Quand mes enfants étaient petits, au début de décembre j’installais une longue ficelle qui traversait le salon. Je peignais de rouge et de blanc des épingles à linge en bois et j’accrochais les cartes de Noël que nous recevions dès la première semaine du mois.
Il y a un bon moment que je n’installe plus de corde à cartes… Qui a envie d’accrocher la carte de vœux de son dentiste ou de son conseiller financier? Au lieu de ces matins de joie à décacheter de jolies lettres, je découvre des cartes animées sur mon écran d’ordinateur: un collègue de travail déguisé en renne au nez rouge, un père Noël qui chante une chanson grivoise, un décor de neige qui surgit au son d’une chanson traditionnelle. Je suis simplement une des 10 ou 210 destinataires. Comment y trouver un seul mot qui me soit destiné personnellement?
Où sont donc passées les cartes choisies avec soin et les soirées à écrire à la main quelques lignes à ceux qu’on aime? À ceux qui habitent trop loin, pour leur dire qu’ils nous manquent. À celle qui nous a consolé au printemps dernier, encore un petit merci. À ce frère avec qui nous avons eu un froid pendant l’année, pour lui tricoter des mots qui raniment le lien.
Les cartes de Noël… c’est soulever le couvercle de la boîte aux lettres et découvrir une enveloppe sur laquelle mon nom est écrit à la main. L’ouvrir et recevoir par les yeux et dans mes mains la tendresse de quelqu’un qui a pris la peine de tracer des mots pour moi sur un papier cartonné. Les cartes de Noël… c’est un nœud de plus, fait à la main, dans le pont de corde qui relie les humains aux terres de leurs appartenances.

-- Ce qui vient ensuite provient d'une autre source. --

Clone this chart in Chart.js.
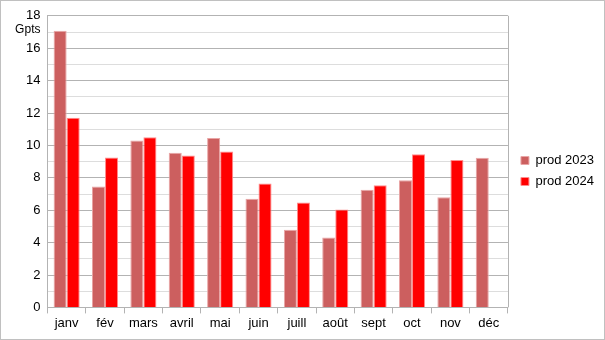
<!DOCTYPE html>
<html>
<head>
<meta charset="utf-8">
<script src="https://cdn.jsdelivr.net/npm/chart.js@4"></script>
<style>
  html, body { margin: 0; padding: 0; background: #fff; }
  #wrap {
    position: relative;
    width: 603px;
    height: 338px;
    border: 1px solid #c0c0c0;
  }
</style>
</head>
<body>
<div id="wrap"><canvas id="prod-chart"></canvas></div>
<script>
// Monthly production, in Gpts
const months = ['janv', 'fév', 'mars', 'avril', 'mai', 'juin', 'juill', 'août', 'sept', 'oct', 'nov', 'déc'];
const prod2023 = [17.08, 7.46, 10.3, 9.55, 10.46, 6.7, 4.79, 4.32, 7.26, 7.85, 6.8, 9.23];
const prod2024 = [11.7, 9.25, 10.5, 9.37, 9.62, 7.65, 6.47, 6.04, 7.54, 9.45, 9.1, null];
const yUnit = 'Gpts';

const FONT = 'Liberation Sans, Arial, sans-serif';

// Draws the unit label under the top tick and the right edge of the plot
const extras = {
  id: 'extras',
  afterDraw(chart) {
    const { ctx, chartArea } = chart;
    ctx.save();
    ctx.strokeStyle = '#b3b3b3';
    ctx.lineWidth = 1;
    ctx.beginPath();
    ctx.moveTo(Math.round(chartArea.right) + 0.5, chartArea.top);
    ctx.lineTo(Math.round(chartArea.right) + 0.5, chartArea.bottom);
    ctx.stroke();

    ctx.fillStyle = '#000';
    ctx.font = '12px ' + FONT;
    ctx.textAlign = 'right';
    ctx.textBaseline = 'middle';
    ctx.fillText(yUnit, chartArea.left - 7, chartArea.top + 14);
    ctx.restore();
  }
};

new Chart(document.getElementById('prod-chart'), {
  type: 'bar',
  data: {
    labels: months,
    datasets: [{
      label: 'prod 2023',
      data: prod2023,
      backgroundColor: '#cc5f5f',
      borderColor: '#e9a5a5',
      borderWidth: 1,
      categoryPercentage: 0.68,
      barPercentage: 1.0,
    }, {
      label: 'prod 2024',
      data: prod2024,
      backgroundColor: '#ff0000',
      borderColor: '#ff8c8c',
      borderWidth: 1,
      categoryPercentage: 0.68,
      barPercentage: 1.0,
    }]
  },
  options: {
    responsive: true,
    maintainAspectRatio: false,
    animation: false,
    layout: {
      padding: { left: 18, right: 0, top: 8, bottom: 6 }
    },
    plugins: {
      legend: {
        position: 'right',
        labels: {
          boxWidth: 8,
          boxHeight: 8,
          padding: 8,
          color: '#000',
          font: { family: FONT, size: 13 },
        }
      },
      tooltip: { enabled: false }
    },
    scales: {
      x: {
        grid: {
          offset: true,
          drawOnChartArea: false,
          color: '#b3b3b3',
          tickLength: 6,
        },
        border: { color: '#b3b3b3' },
        ticks: {
          color: '#000',
          font: { family: FONT, size: 13 },
          padding: 2,
        }
      },
      y: {
        min: 0,
        max: 18,
        grid: {
          drawTicks: false,
          // even values are the major lines, odd ones are lighter
          color: ctx => (ctx.tick && ctx.tick.value % 2 === 0) ? '#b3b3b3' : '#dddddd',
        },
        border: { color: '#b3b3b3' },
        ticks: {
          stepSize: 1,
          autoSkip: false,
          color: '#000',
          padding: 7,
          font: { family: FONT, size: 13 },
          callback: value => (value % 2 === 0 ? value : ''),
        }
      },
      // empty axis, only keeps a small gap between the plot and the legend
      spacer: {
        type: 'linear',
        position: 'right',
        grid: { display: false },
        border: { display: false },
        ticks: { display: false },
        afterFit: scale => { scale.width = 5; },
      }
    }
  },
  plugins: [extras]
});
</script>
</body>
</html>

Les cartes de Noël, c’est fait pour donner des nouvelles, lancer des invitations, envoyer des photos ou des dessins. Je sais qu’on peut faire tout ça avec un courriel. On choisit une carte dans le catalogue virtuel, on clique sur les noms sélectionnés dans notre carnet d’adresses virtuel, et hop! C’est plus rapide. Justement. Le temps est une chose si précieuse que de tenir dans ma main les mots manuscrits d’un ami, c’est comme me réchauffer les doigts autour d’une tasse de chocolat chaud, en rentrant d’une marche en montagne. Un courriel de vœux est à la carte de Noël ce que le téléphone est au rendez-vous pour un café. Cela nous fait patienter, mais ne s’équivaut pas!
Les souhaits électroniques, envoyés en nombre, m’apparaissent comme une nouvelle manifestation de l’ego. Quand je réalise une fabuleuse animation électronique que j’envoie au plus grand nombre, ne suis-je pas encore une fois en train de me mettre en scène, de me placer au centre de l’événement? Notre culture valorise ce métavoyeurisme: regarder les autres me regarder, et y trouver une satisfaction et une reconnaissance.
Quand j’écris avec un crayon, sur du papier, les mots de l’affection destinés à un seul destinataire, je suis dans l’intimité partagée. Dans la relation avec une autre personne. C’est un échange, pas une exposition. Il faudra choisir qui mérite ce temps si précieux. Si l’on n’a pas le temps d’écrire à ceux qu’on aime, à quoi donc sert tout le reste?
France Paradis est scénariste, conférencière, orthopédagogue et mère de famille.